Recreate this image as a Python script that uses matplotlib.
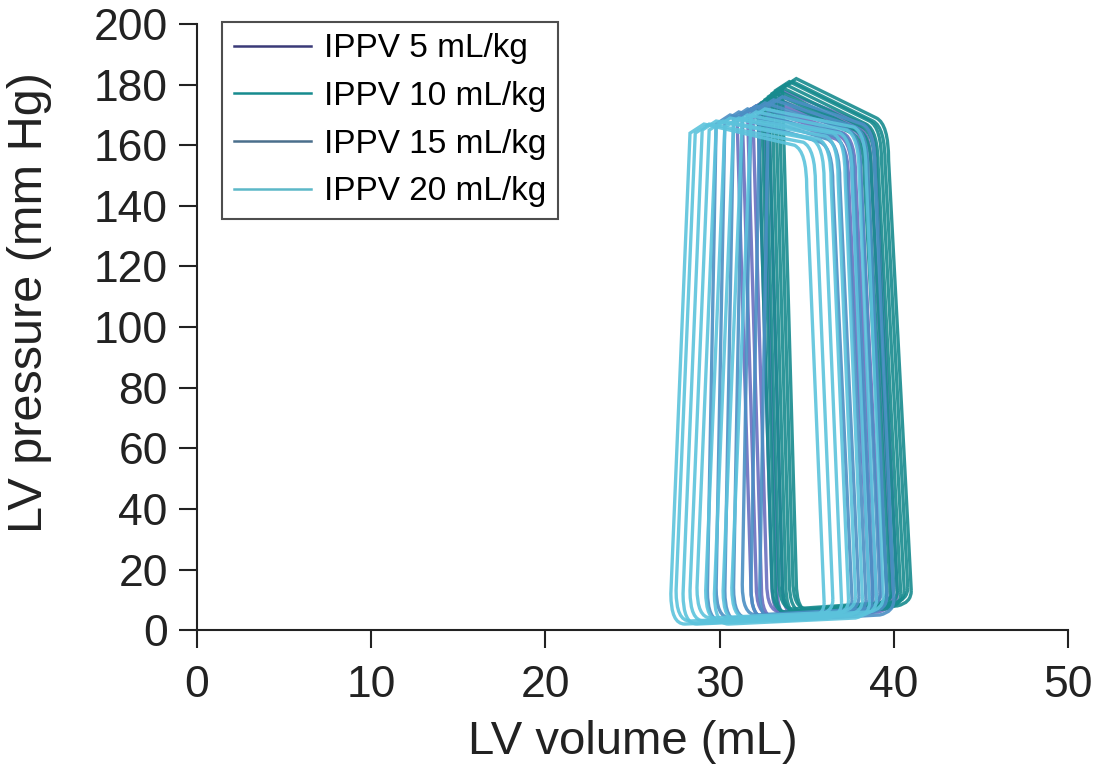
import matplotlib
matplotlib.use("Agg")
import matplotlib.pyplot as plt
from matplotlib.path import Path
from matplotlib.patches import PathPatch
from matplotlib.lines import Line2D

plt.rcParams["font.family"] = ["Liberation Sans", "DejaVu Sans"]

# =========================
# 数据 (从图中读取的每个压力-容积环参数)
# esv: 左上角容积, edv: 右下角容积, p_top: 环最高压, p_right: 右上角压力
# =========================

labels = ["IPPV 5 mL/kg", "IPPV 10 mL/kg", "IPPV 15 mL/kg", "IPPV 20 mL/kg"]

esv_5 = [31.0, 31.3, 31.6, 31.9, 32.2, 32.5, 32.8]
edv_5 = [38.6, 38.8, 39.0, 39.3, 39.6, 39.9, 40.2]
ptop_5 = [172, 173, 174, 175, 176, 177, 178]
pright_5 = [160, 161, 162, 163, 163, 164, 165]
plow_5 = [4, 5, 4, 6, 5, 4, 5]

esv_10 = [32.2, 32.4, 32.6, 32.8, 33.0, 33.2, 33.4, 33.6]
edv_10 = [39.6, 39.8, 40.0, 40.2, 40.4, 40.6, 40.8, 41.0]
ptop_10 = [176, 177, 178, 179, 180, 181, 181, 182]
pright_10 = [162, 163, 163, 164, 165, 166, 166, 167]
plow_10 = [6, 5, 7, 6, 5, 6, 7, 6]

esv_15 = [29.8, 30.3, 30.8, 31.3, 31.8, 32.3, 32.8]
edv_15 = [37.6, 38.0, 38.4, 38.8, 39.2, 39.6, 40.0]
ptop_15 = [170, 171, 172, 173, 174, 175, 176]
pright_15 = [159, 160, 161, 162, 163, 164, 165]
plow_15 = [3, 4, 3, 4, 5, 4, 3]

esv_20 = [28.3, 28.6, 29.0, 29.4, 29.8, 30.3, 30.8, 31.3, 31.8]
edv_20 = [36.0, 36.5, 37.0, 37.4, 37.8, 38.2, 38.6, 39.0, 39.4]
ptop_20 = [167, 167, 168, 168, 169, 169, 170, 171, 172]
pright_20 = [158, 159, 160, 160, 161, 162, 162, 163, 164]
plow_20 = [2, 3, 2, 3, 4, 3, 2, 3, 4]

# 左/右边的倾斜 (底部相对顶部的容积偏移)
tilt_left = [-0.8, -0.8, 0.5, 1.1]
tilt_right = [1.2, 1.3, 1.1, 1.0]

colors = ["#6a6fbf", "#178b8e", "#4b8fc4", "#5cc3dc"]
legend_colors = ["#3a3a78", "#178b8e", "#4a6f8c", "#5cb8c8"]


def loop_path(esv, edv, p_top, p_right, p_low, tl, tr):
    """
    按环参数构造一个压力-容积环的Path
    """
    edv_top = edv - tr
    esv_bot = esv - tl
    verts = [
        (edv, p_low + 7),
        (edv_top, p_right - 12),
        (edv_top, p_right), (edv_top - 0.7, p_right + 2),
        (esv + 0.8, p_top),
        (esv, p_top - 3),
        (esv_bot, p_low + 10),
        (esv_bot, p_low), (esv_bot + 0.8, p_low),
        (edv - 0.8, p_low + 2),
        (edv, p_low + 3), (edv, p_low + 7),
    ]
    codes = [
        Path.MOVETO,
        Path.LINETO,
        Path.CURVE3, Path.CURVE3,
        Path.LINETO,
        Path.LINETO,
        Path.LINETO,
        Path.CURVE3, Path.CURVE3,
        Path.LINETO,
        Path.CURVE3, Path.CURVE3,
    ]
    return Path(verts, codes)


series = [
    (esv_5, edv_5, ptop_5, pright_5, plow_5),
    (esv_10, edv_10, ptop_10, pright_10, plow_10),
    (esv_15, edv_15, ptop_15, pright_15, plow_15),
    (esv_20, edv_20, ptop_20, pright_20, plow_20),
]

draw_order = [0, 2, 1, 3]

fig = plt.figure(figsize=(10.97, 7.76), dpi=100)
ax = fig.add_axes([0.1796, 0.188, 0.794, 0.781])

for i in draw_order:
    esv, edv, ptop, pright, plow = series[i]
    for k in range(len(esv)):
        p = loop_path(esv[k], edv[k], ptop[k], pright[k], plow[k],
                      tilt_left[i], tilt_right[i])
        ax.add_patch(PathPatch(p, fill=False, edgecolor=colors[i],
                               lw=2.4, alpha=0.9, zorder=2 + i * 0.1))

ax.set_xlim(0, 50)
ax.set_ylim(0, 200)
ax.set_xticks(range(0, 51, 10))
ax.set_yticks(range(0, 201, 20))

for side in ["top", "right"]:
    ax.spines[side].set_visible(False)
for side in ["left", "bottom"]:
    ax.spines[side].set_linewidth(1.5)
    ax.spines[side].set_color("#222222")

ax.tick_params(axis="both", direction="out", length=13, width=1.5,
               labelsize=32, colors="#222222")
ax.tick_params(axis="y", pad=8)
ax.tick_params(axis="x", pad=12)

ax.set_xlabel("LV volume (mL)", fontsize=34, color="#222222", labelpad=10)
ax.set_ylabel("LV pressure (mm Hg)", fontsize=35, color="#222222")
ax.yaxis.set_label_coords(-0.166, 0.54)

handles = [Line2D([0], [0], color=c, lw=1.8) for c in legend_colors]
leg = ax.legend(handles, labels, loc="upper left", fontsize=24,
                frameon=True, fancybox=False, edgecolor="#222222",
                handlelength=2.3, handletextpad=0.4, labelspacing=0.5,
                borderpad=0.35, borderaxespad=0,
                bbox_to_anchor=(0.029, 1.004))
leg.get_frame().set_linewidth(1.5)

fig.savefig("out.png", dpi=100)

- Set exercise: Write out the full listing verbatim, excluding its pictures.

- Expected answer:
Recreate this image as a Python script that uses matplotlib.
import matplotlib
matplotlib.use("Agg")
import matplotlib.pyplot as plt
from matplotlib.path import Path
from matplotlib.patches import PathPatch
from matplotlib.lines import Line2D

plt.rcParams["font.family"] = ["Liberation Sans", "DejaVu Sans"]

# =========================
# 数据 (从图中读取的每个压力-容积环参数)
# esv: 左上角容积, edv: 右下角容积, p_top: 环最高压, p_right: 右上角压力
# =========================

labels = ["IPPV 5 mL/kg", "IPPV 10 mL/kg", "IPPV 15 mL/kg", "IPPV 20 mL/kg"]

esv_5 = [31.0, 31.3, 31.6, 31.9, 32.2, 32.5, 32.8]
edv_5 = [38.6, 38.8, 39.0, 39.3, 39.6, 39.9, 40.2]
ptop_5 = [172, 173, 174, 175, 176, 177, 178]
pright_5 = [160, 161, 162, 163, 163, 164, 165]
plow_5 = [4, 5, 4, 6, 5, 4, 5]

esv_10 = [32.2, 32.4, 32.6, 32.8, 33.0, 33.2, 33.4, 33.6]
edv_10 = [39.6, 39.8, 40.0, 40.2, 40.4, 40.6, 40.8, 41.0]
ptop_10 = [176, 177, 178, 179, 180, 181, 181, 182]
pright_10 = [162, 163, 163, 164, 165, 166, 166, 167]
plow_10 = [6, 5, 7, 6, 5, 6, 7, 6]

esv_15 = [29.8, 30.3, 30.8, 31.3, 31.8, 32.3, 32.8]
edv_15 = [37.6, 38.0, 38.4, 38.8, 39.2, 39.6, 40.0]
ptop_15 = [170, 171, 172, 173, 174, 175, 176]
pright_15 = [159, 160, 161, 162, 163, 164, 165]
plow_15 = [3, 4, 3, 4, 5, 4, 3]

esv_20 = [28.3, 28.6, 29.0, 29.4, 29.8, 30.3, 30.8, 31.3, 31.8]
edv_20 = [36.0, 36.5, 37.0, 37.4, 37.8, 38.2, 38.6, 39.0, 39.4]
ptop_20 = [167, 167, 168, 168, 169, 169, 170, 171, 172]
pright_20 = [158, 159, 160, 160, 161, 162, 162, 163, 164]
plow_20 = [2, 3, 2, 3, 4, 3, 2, 3, 4]

# 左/右边的倾斜 (底部相对顶部的容积偏移)
tilt_left = [-0.8, -0.8, 0.5, 1.1]
tilt_right = [1.2, 1.3, 1.1, 1.0]

colors = ["#6a6fbf", "#178b8e", "#4b8fc4", "#5cc3dc"]
legend_colors = ["#3a3a78", "#178b8e", "#4a6f8c", "#5cb8c8"]


def loop_path(esv, edv, p_top, p_right, p_low, tl, tr):
    """
    按环参数构造一个压力-容积环的Path
    """
    edv_top = edv - tr
    esv_bot = esv - tl
    verts = [
        (edv, p_low + 7),
        (edv_top, p_right - 12),
        (edv_top, p_right), (edv_top - 0.7, p_right + 2),
        (esv + 0.8, p_top),
        (esv, p_top - 3),
        (esv_bot, p_low + 10),
        (esv_bot, p_low), (esv_bot + 0.8, p_low),
        (edv - 0.8, p_low + 2),
        (edv, p_low + 3), (edv, p_low + 7),
    ]
    codes = [
        Path.MOVETO,
        Path.LINETO,
        Path.CURVE3, Path.CURVE3,
        Path.LINETO,
        Path.LINETO,
        Path.LINETO,
        Path.CURVE3, Path.CURVE3,
        Path.LINETO,
        Path.CURVE3, Path.CURVE3,
    ]
    return Path(verts, codes)


series = [
    (esv_5, edv_5, ptop_5, pright_5, plow_5),
    (esv_10, edv_10, ptop_10, pright_10, plow_10),
    (esv_15, edv_15, ptop_15, pright_15, plow_15),
    (esv_20, edv_20, ptop_20, pright_20, plow_20),
]

draw_order = [0, 2, 1, 3]

fig = plt.figure(figsize=(10.97, 7.76), dpi=100)
ax = fig.add_axes([0.1796, 0.188, 0.794, 0.781])

for i in draw_order:
    esv, edv, ptop, pright, plow = series[i]
    for k in range(len(esv)):
        p = loop_path(esv[k], edv[k], ptop[k], pright[k], plow[k],
                      tilt_left[i], tilt_right[i])
        ax.add_patch(PathPatch(p, fill=False, edgecolor=colors[i],
                               lw=2.4, alpha=0.9, zorder=2 + i * 0.1))

ax.set_xlim(0, 50)
ax.set_ylim(0, 200)
ax.set_xticks(range(0, 51, 10))
ax.set_yticks(range(0, 201, 20))

for side in ["top", "right"]:
    ax.spines[side].set_visible(False)
for side in ["left", "bottom"]:
    ax.spines[side].set_linewidth(1.5)
    ax.spines[side].set_color("#222222")

ax.tick_params(axis="both", direction="out", length=13, width=1.5,
               labelsize=32, colors="#222222")
ax.tick_params(axis="y", pad=8)
ax.tick_params(axis="x", pad=12)

ax.set_xlabel("LV volume (mL)", fontsize=34, color="#222222", labelpad=10)
ax.set_ylabel("LV pressure (mm Hg)", fontsize=35, color="#222222")
ax.yaxis.set_label_coords(-0.166, 0.54)

handles = [Line2D([0], [0], color=c, lw=1.8) for c in legend_colors]
leg = ax.legend(handles, labels, loc="upper left", fontsize=24,
                frameon=True, fancybox=False, edgecolor="#222222",
                handlelength=2.3, handletextpad=0.4, labelspacing=0.5,
                borderpad=0.35, borderaxespad=0,
                bbox_to_anchor=(0.029, 1.004))
leg.get_frame().set_linewidth(1.5)

fig.savefig("out.png", dpi=100)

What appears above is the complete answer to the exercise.